Shortly thereafter, some passengers on a New Jersey Coast train headed from Penn Station to the Garden State were alarmed to witness windows shatter, and a stray three-to-four-foot hunk of metal puncture the ceiling of their car. Passenger Beckie Bintrim took photos, and they are terrifying:

No one was injured during the incidents, but according to the Times, passengers waited an hour and a half for rescue trains to evacuate them from the tunnels. During that time, they sweltered in unairconditioned, overcrowded cars as passengers fled the smokier sections. All told, around 1,600 people sat trapped in the tunnels, which are in a notorious state of disrepair. In fact, this is not the first time New Jersey Transit trains have snared on their own wiring inside the passage. (Trump once appeared willing to help fund a multi-billion dollar effort to rehab these beleaguered and very busy channels, but his subsequent leveraging of the project to win support for his border wall tanked the deal.)

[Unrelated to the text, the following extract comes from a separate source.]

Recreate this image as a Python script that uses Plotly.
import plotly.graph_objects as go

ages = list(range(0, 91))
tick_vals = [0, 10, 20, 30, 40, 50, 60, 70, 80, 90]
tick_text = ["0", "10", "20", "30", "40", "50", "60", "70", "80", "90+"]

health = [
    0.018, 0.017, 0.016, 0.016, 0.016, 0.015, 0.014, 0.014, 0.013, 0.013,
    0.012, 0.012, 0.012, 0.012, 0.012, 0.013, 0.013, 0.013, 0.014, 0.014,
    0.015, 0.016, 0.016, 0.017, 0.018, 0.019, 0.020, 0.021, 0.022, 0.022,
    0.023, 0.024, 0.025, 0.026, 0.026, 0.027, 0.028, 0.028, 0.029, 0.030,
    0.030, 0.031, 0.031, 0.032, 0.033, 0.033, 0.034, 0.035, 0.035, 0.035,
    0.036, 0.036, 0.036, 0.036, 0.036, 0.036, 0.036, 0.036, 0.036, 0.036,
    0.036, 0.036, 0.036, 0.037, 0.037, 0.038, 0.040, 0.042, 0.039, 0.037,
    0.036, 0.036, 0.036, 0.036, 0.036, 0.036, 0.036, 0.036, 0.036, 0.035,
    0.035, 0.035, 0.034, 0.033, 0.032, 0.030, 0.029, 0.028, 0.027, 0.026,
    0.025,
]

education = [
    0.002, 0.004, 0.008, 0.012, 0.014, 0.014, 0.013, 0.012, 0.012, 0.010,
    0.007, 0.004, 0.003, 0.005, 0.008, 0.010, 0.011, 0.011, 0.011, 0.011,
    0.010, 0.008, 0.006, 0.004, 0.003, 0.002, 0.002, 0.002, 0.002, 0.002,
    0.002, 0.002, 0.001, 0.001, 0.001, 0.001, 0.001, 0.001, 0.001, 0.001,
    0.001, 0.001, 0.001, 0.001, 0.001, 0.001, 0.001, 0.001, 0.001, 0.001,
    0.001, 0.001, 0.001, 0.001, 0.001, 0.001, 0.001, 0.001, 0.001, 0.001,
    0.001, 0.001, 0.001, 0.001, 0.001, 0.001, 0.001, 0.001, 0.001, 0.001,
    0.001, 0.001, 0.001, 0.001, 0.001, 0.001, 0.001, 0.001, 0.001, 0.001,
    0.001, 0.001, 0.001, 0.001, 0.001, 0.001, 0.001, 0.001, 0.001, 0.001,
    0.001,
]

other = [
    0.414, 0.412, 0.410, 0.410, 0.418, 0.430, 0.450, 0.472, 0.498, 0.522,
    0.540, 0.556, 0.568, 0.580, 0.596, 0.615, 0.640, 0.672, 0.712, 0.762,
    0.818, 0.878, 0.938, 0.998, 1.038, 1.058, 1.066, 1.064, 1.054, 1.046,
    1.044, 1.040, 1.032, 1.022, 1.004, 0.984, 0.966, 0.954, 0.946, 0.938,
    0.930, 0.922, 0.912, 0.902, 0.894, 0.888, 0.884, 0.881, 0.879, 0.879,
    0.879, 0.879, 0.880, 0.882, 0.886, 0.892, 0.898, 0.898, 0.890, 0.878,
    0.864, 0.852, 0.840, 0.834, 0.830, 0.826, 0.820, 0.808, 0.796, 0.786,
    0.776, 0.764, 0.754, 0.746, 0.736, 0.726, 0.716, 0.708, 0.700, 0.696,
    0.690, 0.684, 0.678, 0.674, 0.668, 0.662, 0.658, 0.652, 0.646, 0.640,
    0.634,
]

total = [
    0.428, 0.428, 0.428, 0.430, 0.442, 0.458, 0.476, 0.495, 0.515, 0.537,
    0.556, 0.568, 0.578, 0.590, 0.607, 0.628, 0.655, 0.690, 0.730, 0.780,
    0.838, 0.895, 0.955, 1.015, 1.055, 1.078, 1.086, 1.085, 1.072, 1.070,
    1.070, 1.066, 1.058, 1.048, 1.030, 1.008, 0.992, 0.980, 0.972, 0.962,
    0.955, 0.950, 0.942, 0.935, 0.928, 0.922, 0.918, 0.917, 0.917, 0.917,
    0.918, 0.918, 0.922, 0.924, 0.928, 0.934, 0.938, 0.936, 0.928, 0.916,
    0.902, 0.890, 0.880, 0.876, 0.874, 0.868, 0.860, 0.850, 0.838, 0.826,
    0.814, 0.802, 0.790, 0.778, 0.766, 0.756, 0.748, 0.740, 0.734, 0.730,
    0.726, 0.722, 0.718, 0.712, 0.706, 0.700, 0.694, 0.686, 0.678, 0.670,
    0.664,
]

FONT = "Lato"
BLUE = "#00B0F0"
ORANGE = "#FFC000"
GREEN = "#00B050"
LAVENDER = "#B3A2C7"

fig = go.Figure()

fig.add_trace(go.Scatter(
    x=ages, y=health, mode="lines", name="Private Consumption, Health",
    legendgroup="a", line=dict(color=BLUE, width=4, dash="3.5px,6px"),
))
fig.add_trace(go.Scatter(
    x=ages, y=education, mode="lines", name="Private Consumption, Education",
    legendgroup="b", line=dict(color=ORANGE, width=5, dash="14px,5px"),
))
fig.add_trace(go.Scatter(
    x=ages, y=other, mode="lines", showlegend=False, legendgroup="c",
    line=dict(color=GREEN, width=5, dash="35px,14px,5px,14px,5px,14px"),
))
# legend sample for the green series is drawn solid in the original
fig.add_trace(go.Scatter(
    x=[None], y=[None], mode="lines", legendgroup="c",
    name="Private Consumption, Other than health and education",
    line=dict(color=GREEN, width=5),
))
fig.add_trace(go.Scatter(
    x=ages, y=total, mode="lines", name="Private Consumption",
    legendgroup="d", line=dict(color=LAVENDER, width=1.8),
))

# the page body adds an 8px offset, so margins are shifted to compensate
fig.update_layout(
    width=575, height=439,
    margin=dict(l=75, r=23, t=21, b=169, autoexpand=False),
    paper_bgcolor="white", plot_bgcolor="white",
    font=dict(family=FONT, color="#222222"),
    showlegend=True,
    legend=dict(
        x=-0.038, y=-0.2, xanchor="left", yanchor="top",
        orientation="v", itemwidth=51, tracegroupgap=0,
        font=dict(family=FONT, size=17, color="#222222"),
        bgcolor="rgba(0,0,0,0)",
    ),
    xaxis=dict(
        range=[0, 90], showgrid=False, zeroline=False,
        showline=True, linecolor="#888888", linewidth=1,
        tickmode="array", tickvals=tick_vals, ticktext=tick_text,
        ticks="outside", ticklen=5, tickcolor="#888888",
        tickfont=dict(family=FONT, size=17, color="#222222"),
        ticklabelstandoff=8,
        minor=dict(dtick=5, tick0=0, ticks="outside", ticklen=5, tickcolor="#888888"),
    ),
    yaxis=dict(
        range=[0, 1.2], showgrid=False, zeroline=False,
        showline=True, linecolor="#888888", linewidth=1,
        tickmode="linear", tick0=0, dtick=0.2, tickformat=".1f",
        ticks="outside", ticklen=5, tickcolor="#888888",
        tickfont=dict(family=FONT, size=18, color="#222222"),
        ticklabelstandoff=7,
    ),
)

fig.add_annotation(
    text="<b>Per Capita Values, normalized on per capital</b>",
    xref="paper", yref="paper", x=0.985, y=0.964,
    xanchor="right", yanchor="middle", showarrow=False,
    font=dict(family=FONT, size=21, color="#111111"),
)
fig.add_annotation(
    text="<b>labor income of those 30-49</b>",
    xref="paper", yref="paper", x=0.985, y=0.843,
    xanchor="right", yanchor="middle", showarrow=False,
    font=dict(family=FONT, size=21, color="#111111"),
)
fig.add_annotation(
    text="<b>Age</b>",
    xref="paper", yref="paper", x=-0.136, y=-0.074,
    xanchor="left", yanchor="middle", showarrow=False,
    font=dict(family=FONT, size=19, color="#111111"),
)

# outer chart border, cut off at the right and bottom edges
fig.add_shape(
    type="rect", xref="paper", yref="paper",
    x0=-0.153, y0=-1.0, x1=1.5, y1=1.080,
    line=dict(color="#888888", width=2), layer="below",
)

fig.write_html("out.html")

Amtrak suspended New Jersey Transit service between New Jersey and New York City until Saturday morning, and repairs wrapped early Monday, just before the rush hour onslaught. The Federal Rail Administration is also investigating, although according to Bloomberg, they typically take about a year to report findings.

For passengers on these hell trains, the source of the problem seemed pretty clear: As Bintrim told the Times, "It should be a wake-up call that there are serious issues with the transit system." We have contacted Amtrak to ask what clues the weekend's investigation turned up, and will update if we hear back.